### What to produce
Give only the number of lines in the data that include the string "with".

### Entries supplied
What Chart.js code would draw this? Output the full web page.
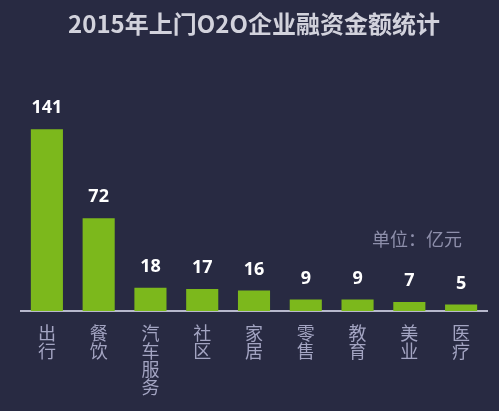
<!DOCTYPE html>
<html>
<head>
<meta charset="utf-8">
<script src="https://cdn.jsdelivr.net/npm/chart.js@4/dist/chart.umd.min.js"></script>
<style>
  html, body { margin: 0; padding: 0; background: #282a42; }
  #wrap { width: 499px; height: 411px; }
</style>
</head>
<body>
<div id="wrap"><canvas id="c" width="499" height="411"></canvas></div>
<script>
const titleText = '2015年上门O2O企业融资金额统计';
const unitText = '单位：亿元';
const categories = ['出行', '餐饮', '汽车服务', '社区', '家居', '零售', '教育', '美业', '医疗'];
const values = [141, 72, 18, 17, 16, 9, 9, 7, 5];

const BG = '#282a42';
const CJK = '"Noto Sans CJK SC", "Noto Sans", sans-serif';

const bgPlugin = {
  id: 'bg',
  beforeDraw(chart) {
    const ctx = chart.ctx;
    ctx.save();
    ctx.fillStyle = BG;
    ctx.fillRect(0, 0, chart.width, chart.height);
    ctx.restore();
  }
};

const labelPlugin = {
  id: 'valueLabels',
  afterDatasetsDraw(chart) {
    const ctx = chart.ctx;
    const meta = chart.getDatasetMeta(0);
    ctx.save();
    ctx.fillStyle = '#ffffff';
    ctx.font = 'bold 18px "Noto Sans", "Open Sans", sans-serif';
    ctx.textAlign = 'center';
    ctx.textBaseline = 'middle';
    meta.data.forEach((bar, i) => {
      ctx.fillText(String(values[i]), bar.x, bar.y - 21);
    });
    // unit label
    const area = chart.chartArea;
    ctx.fillStyle = '#8e8fab';
    ctx.font = '18px ' + CJK;
    ctx.fillText(unitText, area.right - 70, area.bottom - 72);
    ctx.restore();
  }
};

new Chart(document.getElementById('c'), {
  type: 'bar',
  data: {
    labels: categories.map(c => c.split('')),
    datasets: [{
      data: values,
      backgroundColor: '#7cb81c',
      borderWidth: 0,
      barPercentage: 0.62,
      categoryPercentage: 1.0
    }]
  },
  options: {
    responsive: false,
    animation: false,
    devicePixelRatio: 1,
    layout: { padding: { left: 21, right: 12, top: 0, bottom: 0 } },
    plugins: {
      legend: { display: false },
      tooltip: { enabled: false },
      title: {
        display: true,
        text: titleText,
        color: '#d2d2dc',
        font: { family: CJK, size: 24, weight: 'bold', lineHeight: 1.2 },
        padding: { top: 9, bottom: 67 }
      }
    },
    scales: {
      x: {
        grid: { display: false, drawTicks: false },
        border: { display: true, color: '#b7b8cc', width: 2 },
        ticks: {
          color: '#a3a4c2',
          font: { family: CJK, size: 18, lineHeight: 1.0 },
          padding: 13,
          maxRotation: 0,
          autoSkip: false
        },
        afterFit(scale) { scale.height = 100; }
      },
      y: {
        display: false,
        min: 0,
        max: 160
      }
    }
  },
  plugins: [bgPlugin, labelPlugin]
});
</script>
</body>
</html>
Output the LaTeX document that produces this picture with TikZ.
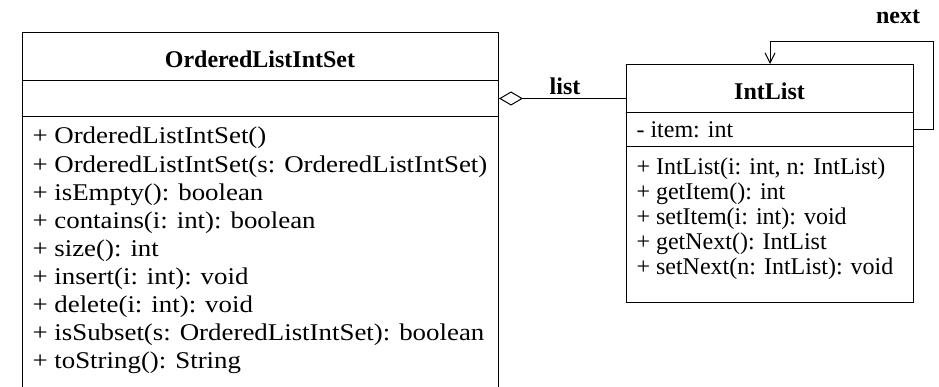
\documentclass[tikz,border=0pt]{standalone}
\usepackage{fontspec}
\setmainfont{Liberation Serif}
\newfontfamily\palfont[FakeStretch=1.12]{Liberation Serif}
\usetikzlibrary{arrows.meta}
\tikzset{
  part/.style={draw, rectangle, inner sep=0pt, anchor=north west},
  heading/.style={font={\fontsize{24}{24}\selectfont\bfseries}, anchor=base, inner sep=0pt},
  member/.style={font={\fontsize{24}{24}\selectfont}, anchor=base west, inner sep=0pt},
  setmember/.style={member, font={\fontsize{24}{24}\selectfont\palfont}},
}
\begin{document}
\begin{tikzpicture}[x=1pt,y=-1pt,line width=1pt]
  \useasboundingbox (0,0) rectangle (939,387);
  \clip (0,0) rectangle (939,387);
  % OrderedListIntSet
  \node[part, minimum width=476pt, minimum height=48pt] (setTitle) at (22,32) {};
  \node[part, minimum width=476pt, minimum height=36pt] (setAttr) at (22,80) {};
  \node[part, minimum width=476pt, minimum height=300pt] (setOps) at (22,116) {};
  \node[heading] (setName) at (260,68) {OrderedListIntSet};
  \path
    (32,144.0) node[setmember] (setop1) {+ OrderedListIntSet()}
    (32,172.1) node[setmember] (setop2) {+ OrderedListIntSet(s: OrderedListIntSet)}
    (32,200.2) node[setmember] (setop3) {+ isEmpty(): boolean}
    (32,228.3) node[setmember] (setop4) {+ contains(i: int): boolean}
    (32,256.4) node[setmember] (setop5) {+ size(): int}
    (32,284.5) node[setmember] (setop6) {+ insert(i: int): void}
    (32,312.6) node[setmember] (setop7) {+ delete(i: int): void}
    (32,340.7) node[setmember] (setop8) {+ isSubset(s: OrderedListIntSet): boolean}
    (32,368.8) node[setmember] (setop9) {+ toString(): String};
  % IntList
  \node[part, minimum width=287pt, minimum height=48pt] (listTitle) at (626,64) {};
  \node[part, minimum width=287pt, minimum height=34pt] (listAttr) at (626,112) {};
  \node[part, minimum width=287pt, minimum height=156pt] (listOps) at (626,146) {};
  \node[heading] (listName) at (769.5,100) {IntList};
  \node[member] (item) at (636,138) {- item: int};
  \path
    (636,175) node[member] (listop1) {+ IntList(i: int, n: IntList)}
    (636,200) node[member] (listop2) {+ getItem(): int}
    (636,225) node[member] (listop3) {+ setItem(i: int): void}
    (636,250) node[member] (listop4) {+ getNext(): IntList}
    (636,275) node[member] (listop5) {+ setNext(n: IntList): void};
  % associations
  \draw[{Diamond[open,length=24pt,width=14pt]}-] (setAttr.east) -- (setAttr.east -| listTitle.west);
  \node[heading] (listLabel) at (565,95) {list};
  \coordinate (loopCorner) at (933,42);
  \draw[-{Straight Barb[length=10pt,width=10pt]}] (listAttr.east) -| (loopCorner) -| (listTitle.north);
  \node[heading] (nextLabel) at (898,24) {next};
\end{tikzpicture}
\end{document}
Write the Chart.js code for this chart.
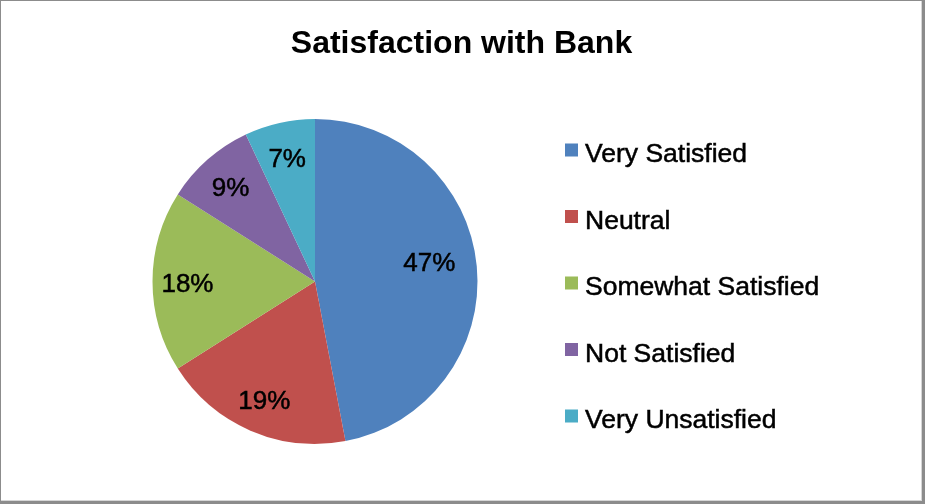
<!DOCTYPE html>
<html>
<head>
<meta charset="utf-8">
<title>Satisfaction with Bank</title>
<script src="https://cdn.jsdelivr.net/npm/chart.js@4.4.1/dist/chart.umd.min.js"></script>
<style>
    html, body { margin: 0; padding: 0; background: #fff; }
    #wrap { width: 925px; height: 504px; position: relative; }
</style>
</head>
<body>
<div id="wrap"><canvas id="chart" width="925" height="504"></canvas></div>
<script>
const chartTitle = 'Satisfaction with Bank';
const categories = ['Very Satisfied', 'Neutral', 'Somewhat Satisfied', 'Not Satisfied', 'Very Unsatisfied'];
const shares = [47, 19, 18, 9, 7];
const sliceColors = ['#4F81BD', '#C0504D', '#9BBB59', '#8064A2', '#4BACC6'];

const FONT = '"Liberation Sans", Arial, Helvetica, sans-serif';

// slightly heavier text, like the Mac renderer
function heavyText(ctx, text, x, y) {
    ctx.lineWidth = 0.5;
    ctx.strokeStyle = ctx.fillStyle;
    ctx.strokeText(text, x, y);
    ctx.fillText(text, x, y);
}

// frame, title, slice labels and the legend column are drawn by hand
const decorations = {
    id: 'decorations',
    beforeDraw(chart) {
        const { ctx, width, height } = chart;
        ctx.save();
        ctx.fillStyle = '#ffffff';
        ctx.fillRect(0, 0, width, height);
        ctx.fillStyle = '#8c8c8c';
        ctx.fillRect(0, 0, width - 3, 1);
        ctx.fillRect(0, 0, 1, height - 3);
        ctx.fillRect(width - 3, 0, 3, height);
        ctx.fillRect(0, height - 3, width, 3);
        ctx.fillStyle = '#d6d6d6';
        ctx.fillRect(width - 4, 1, 1, height - 4);
        ctx.fillRect(1, height - 4, width - 4, 1);
        ctx.restore();
    },
    afterDraw(chart) {
        const { ctx, width } = chart;
        const ds = chart.data.datasets[0];
        const total = ds.data.reduce((a, b) => a + b, 0);
        ctx.save();

        // title
        ctx.fillStyle = '#000';
        ctx.textAlign = 'center';
        ctx.textBaseline = 'alphabetic';
        ctx.font = 'bold 32px ' + FONT;
        ctx.fillText(chartTitle, width / 2 - 1, 53);

        // percentage labels inside the slices
        ctx.font = '26px ' + FONT;
        chart.getDatasetMeta(0).data.forEach((arc, i) => {
            const p = arc.getProps(['x', 'y', 'startAngle', 'endAngle', 'outerRadius'], true);
            const span = p.endAngle - p.startAngle;
            // big slices pull the label inwards and a little up
            const big = Math.max(0, span - Math.PI / 2) / (Math.PI / 2);
            const mid = (p.startAngle + p.endAngle) / 2 - big * 0.09;
            const f = 0.785 - 0.08 * big;
            const lx = p.x + Math.cos(mid) * p.outerRadius * f;
            const ly = p.y + Math.sin(mid) * p.outerRadius * f;
            const pct = Math.round(ds.data[i] / total * 100) + '%';
            heavyText(ctx, pct, lx, ly + 10);
        });

        // legend
        ctx.textAlign = 'left';
        ctx.font = '26.5px ' + FONT;
        chart.data.labels.forEach((label, i) => {
            const cy = 150 + i * 66.5;
            ctx.fillStyle = ds.backgroundColor[i];
            ctx.fillRect(565, cy - 6.5, 13, 13);
            ctx.fillStyle = '#000';
            heavyText(ctx, label, 585, cy + 12);
        });
        ctx.restore();
    }
};

new Chart(document.getElementById('chart'), {
    type: 'pie',
    data: {
        labels: categories,
        datasets: [{
            data: shares,
            backgroundColor: sliceColors,
            borderWidth: 0
        }]
    },
    options: {
        responsive: false,
        animation: false,
        layout: {
            padding: { left: 152.5, top: 119, right: 447.5, bottom: 60 }
        },
        plugins: {
            legend: { display: false },
            title: { display: false },
            tooltip: { enabled: false }
        }
    },
    plugins: [decorations]
});
</script>
</body>
</html>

### Full answer
3